Les juges de la Cour de cassation estiment donc qu'un prévenu ait obligé de fournir le code de déverrouillage de son smartphone “si il est équipé d’un moyen de cryptologie”. Concrètement, un lecteur d'empreintes, un système de reconnaissance faciale ou un verrouillage par code secret peut être considéré comme un système de cryptologie. Un code ne permet pas simplement de verrouiller l'écran tactile d'un appareil. Avec le code ou un système biométrique, l'utilisateur chiffre aussi toutes les données stockées sur son terminal. La plupart des smartphones sur le marché sont donc concernés par la législation.

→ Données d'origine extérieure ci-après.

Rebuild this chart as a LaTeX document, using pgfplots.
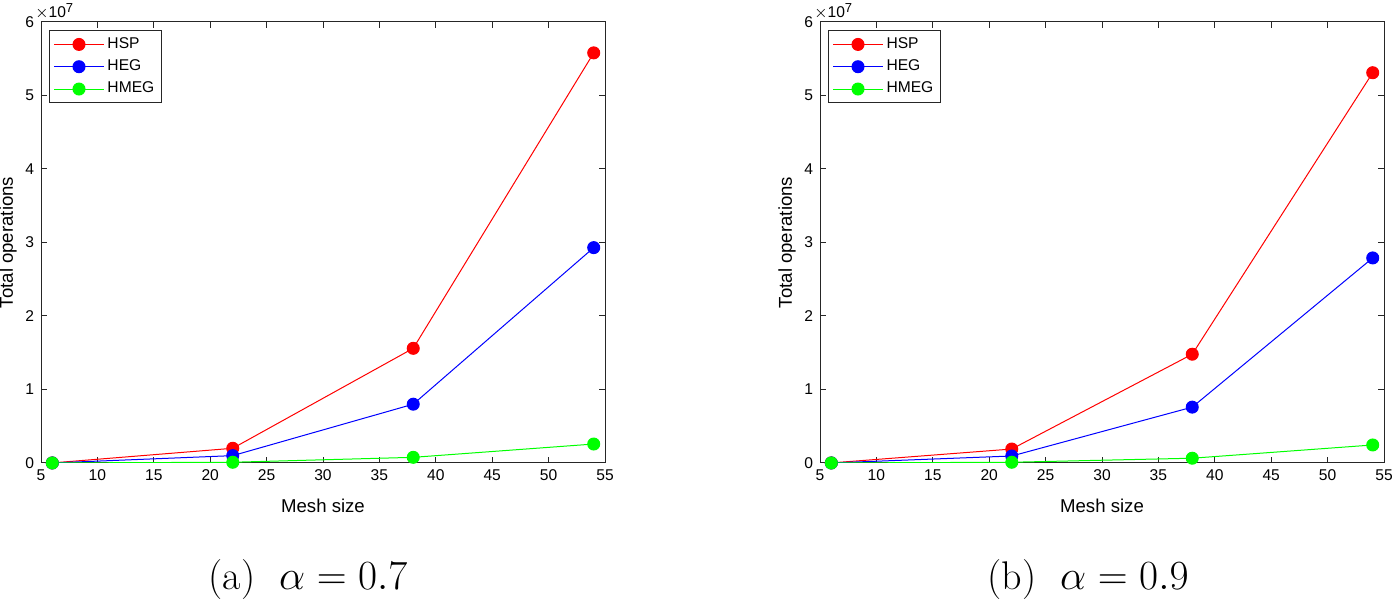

Or, un texte de loi contraint les individus à fournir une clé de chiffrement qui permet d'accéder à un terminal ayant été utilisé dans la préparation d'un crime. “Toute personne ayant connaissance de la convention secrète de déchiffrement d’un moyen de cryptologie susceptible d’avoir été utilisé pour préparer, faciliter ou commettre un crime ou un délit, est tenue de remettre ladite convention aux autorités judiciaires” rappelle l'arrêté de la Cour de cassation. Dans ce cas-ci, il y a de forts soupçons que le prévenu ait utilisé les smartphones en sa possession pour organiser son trafic de drogue. Si le smartphone n'a pas été utilisé pour fomenter un crime ou un délit, il n'y a aucune raison que la police ne réclame le code de déverrouillage.

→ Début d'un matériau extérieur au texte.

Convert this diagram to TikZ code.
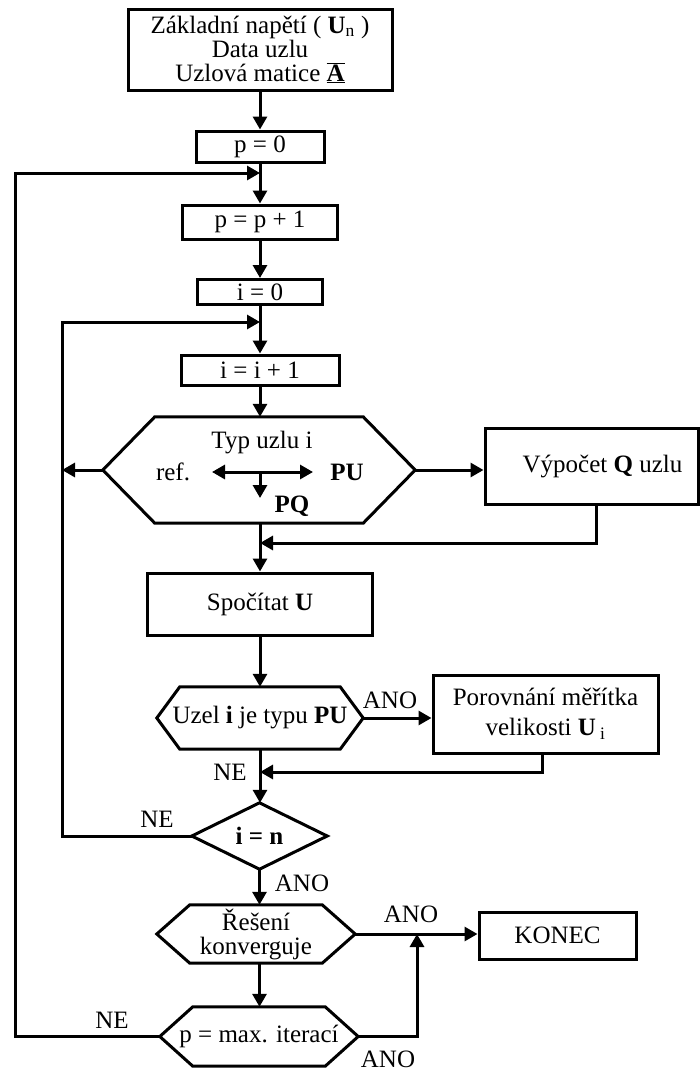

Sur son compte Twitter, Matthieu Audibert, doctorant en droit privé et sciences criminelles et officier de gendarmerie, revient sur les circonstances dans lesquels un officier de police peut désormais exiger un code de smartphone. Concrètement, un officier de police doit “matérialiser” la demande de code, probablement sous la forme d'une autorisation écrite. De même, il est obligé de préciser au prévenu que tout refus est infraction. Enfin, les forces de police seront amenées à justifier la demande du code de dévérouillage devant les tribunaux. Pour ça, des experts doivent prouver que le code de déverrouillage a effectivement permis de chiffrer les données accessibles sur le smartphone. Là encore, il doit exister un fort soupçon que les données contenues soient liées à un crime.